The Burmese is a short-haired breed founded on Wong Mau, a brown female cat imported from Burma to the United States in 1930 by Dr. Joseph Creadick Thompson. Thompson crossed Wong Mau with a Siamese male and subsequent selective breeding established the Burmese type. CFA recognized the breed in 1936; GCCF in 1952; FIFe at its 1949 founding; and TICA at its 1979 founding. The standard describes a compact, muscular cat with a rounded head and short, satin-textured coat.
Quick facts
- Origin country
- Myanmar (Burma)
- Origin period
- 1930 (Wong Mau imported by Dr. Joseph Thompson); CFA recognition 1936
- Coat type
- Short
- Coat colors
- Sable (CFA) / Brown (GCCF/FIFe), Champagne (CFA) / Chocolate (GCCF/FIFe), Blue, Platinum (CFA) / Lilac (GCCF/FIFe), Red, Cream, Tortoiseshell, Blue Tortoiseshell, Chocolate Tortoiseshell, Lilac Tortoiseshell
- Size category
- Medium
- Average lifespan
- 18-25 years
- Recognition
- CFA 1936 · TICA 1979 · GCCF 1952 · FIFe 1949
Origin
Dr. Joseph Creadick Thompson imported a small brown female cat named Wong Mau from Rangoon, Burma (Myanmar) to San Francisco in 1930. Thompson, working with Virginia Cobb, Billie Gerst, and geneticist Clyde Keeler, began a systematic breeding programme. Wong Mau was crossed with a Siamese male; subsequent litters produced brown kittens — the Burmese — and hybrid intermediates now recognized as Tonkinese.

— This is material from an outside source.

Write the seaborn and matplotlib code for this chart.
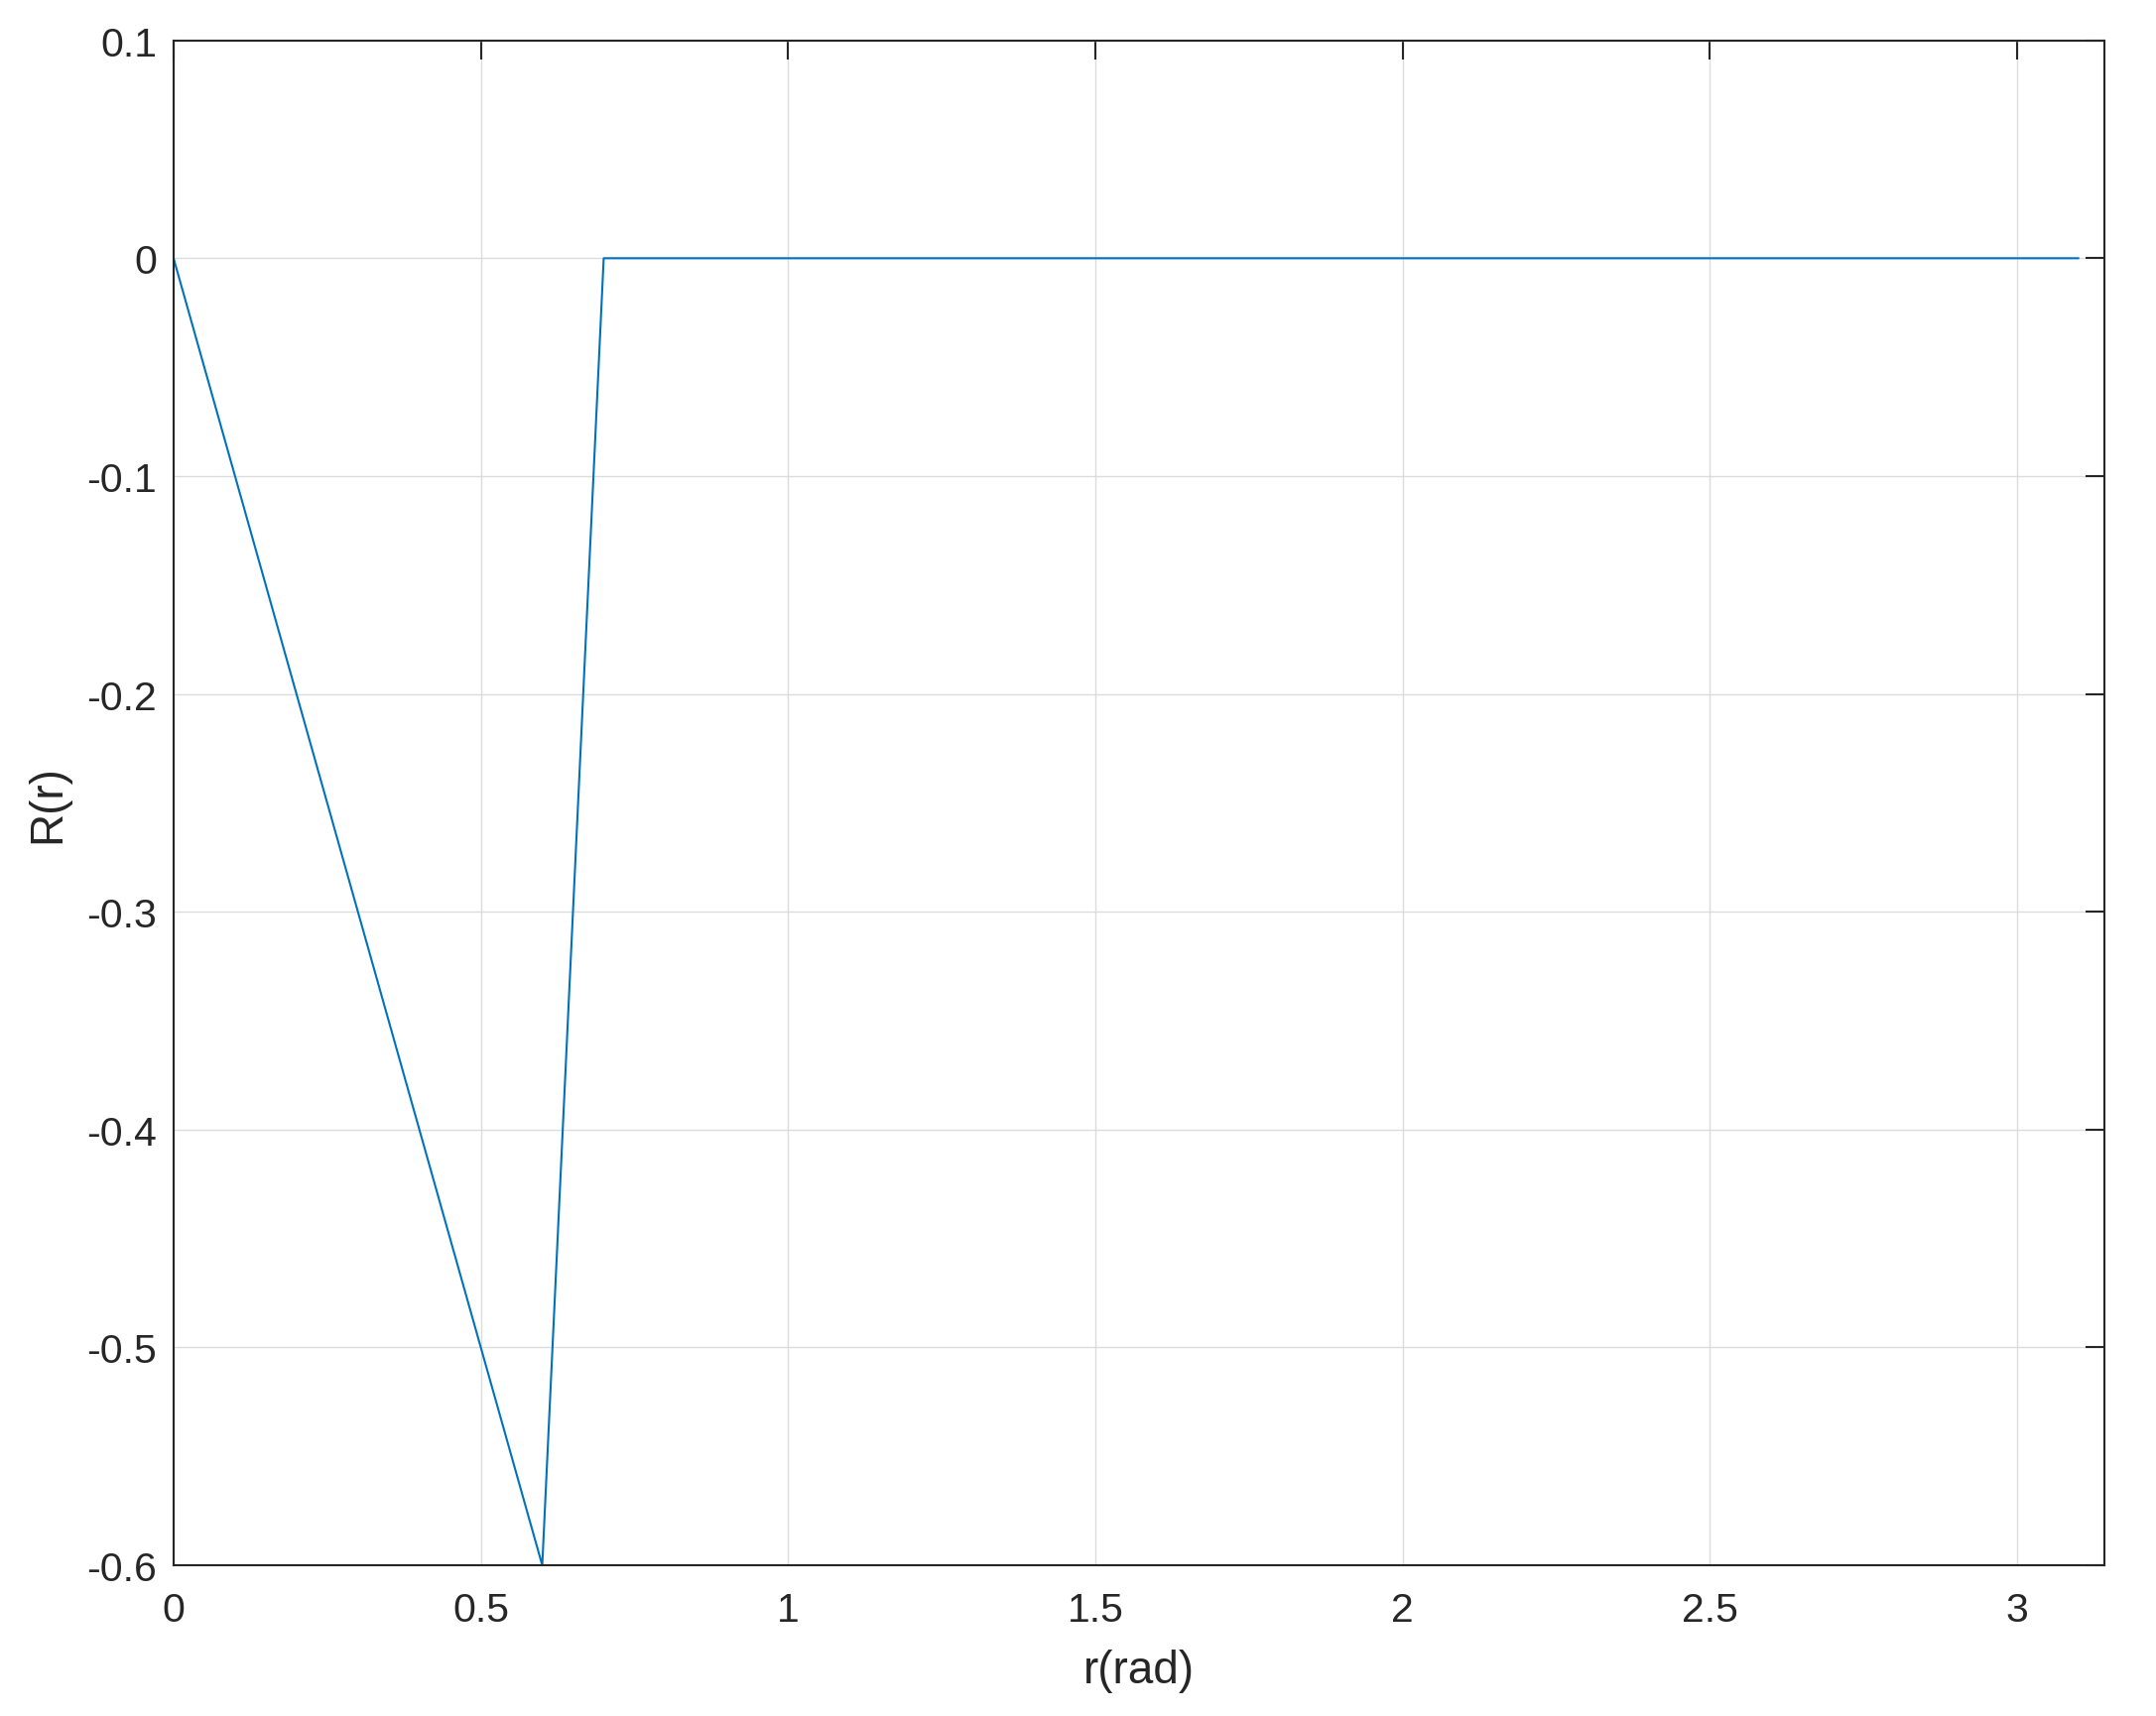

The Burmese carries the cb allele of the albino series; homozygous cb/cb individuals express the Burmese coat colour.
Recognition
CFA recognized the Burmese in 1936 — one of the earliest recognitions of a breed founded on a single import cat. CFA suspended recognition in 1947 due to widespread Siamese hybridization in registered lines; recognition was fully restored in 1953 after breeders purified the lines. The FIFe standard was published at the federation's 1949 founding. GCCF recognized the breed in 1952. TICA recognized the Burmese at its 1979 founding.
Standard
CFA and GCCF standards describe a medium-sized, compact, well-muscled cat of surprising weight for its size — described in the CFA standard as 'much heavier than it appears'. The head is pleasingly round with wide-set rounded eyes. The coat is short, fine, and close-lying with a glossy, satin-like sheen. CFA recognizes four colours — sable (rich warm brown), champagne (warm honey-beige), blue, and platinum (pale silver-grey); GCCF and FIFe recognize a broader range including red, cream, and tortoiseshell variants.
Sources & further reading (3)
- registry-breed-profile — accessed 2026-04-30
- encyclopedia — accessed 2026-04-30
- gccf-registry — accessed 2026-04-30
Frequently asked questions
What is the Burmese's typical lifespan?
Breed-club records consistently report a lifespan of 18 to 25 years for the Burmese — among the longest-lived of all recognized domestic cat breeds. The CFA Burmese parent club and multiple veterinary insurance datasets have confirmed longevity well beyond the typical domestic cat range.
When was the Burmese recognized?
CFA recognized the Burmese in 1936, one of the earliest recognitions for a breed founded on a single import cat. The FIFe standard was published at the 1949 founding. GCCF recognized the breed in 1952. TICA recognized it at its 1979 founding. CFA briefly suspended recognition from 1947 to 1953 due to Siamese hybridization.
What is the difference between American and European Burmese?
The American Burmese (CFA standard) has a more rounded, cobby head and fuller cheeks. The European Burmese (FIFe and GCCF standard) has a more moderate, slightly wedge-shaped head with a longer profile. Both standards recognize the same basic body type — compact, muscular, deceptively heavy — but differ in head shape and the range of accepted colours; European/GCCF standards accept red, cream, and tortoiseshell variants not in the CFA four-colour standard.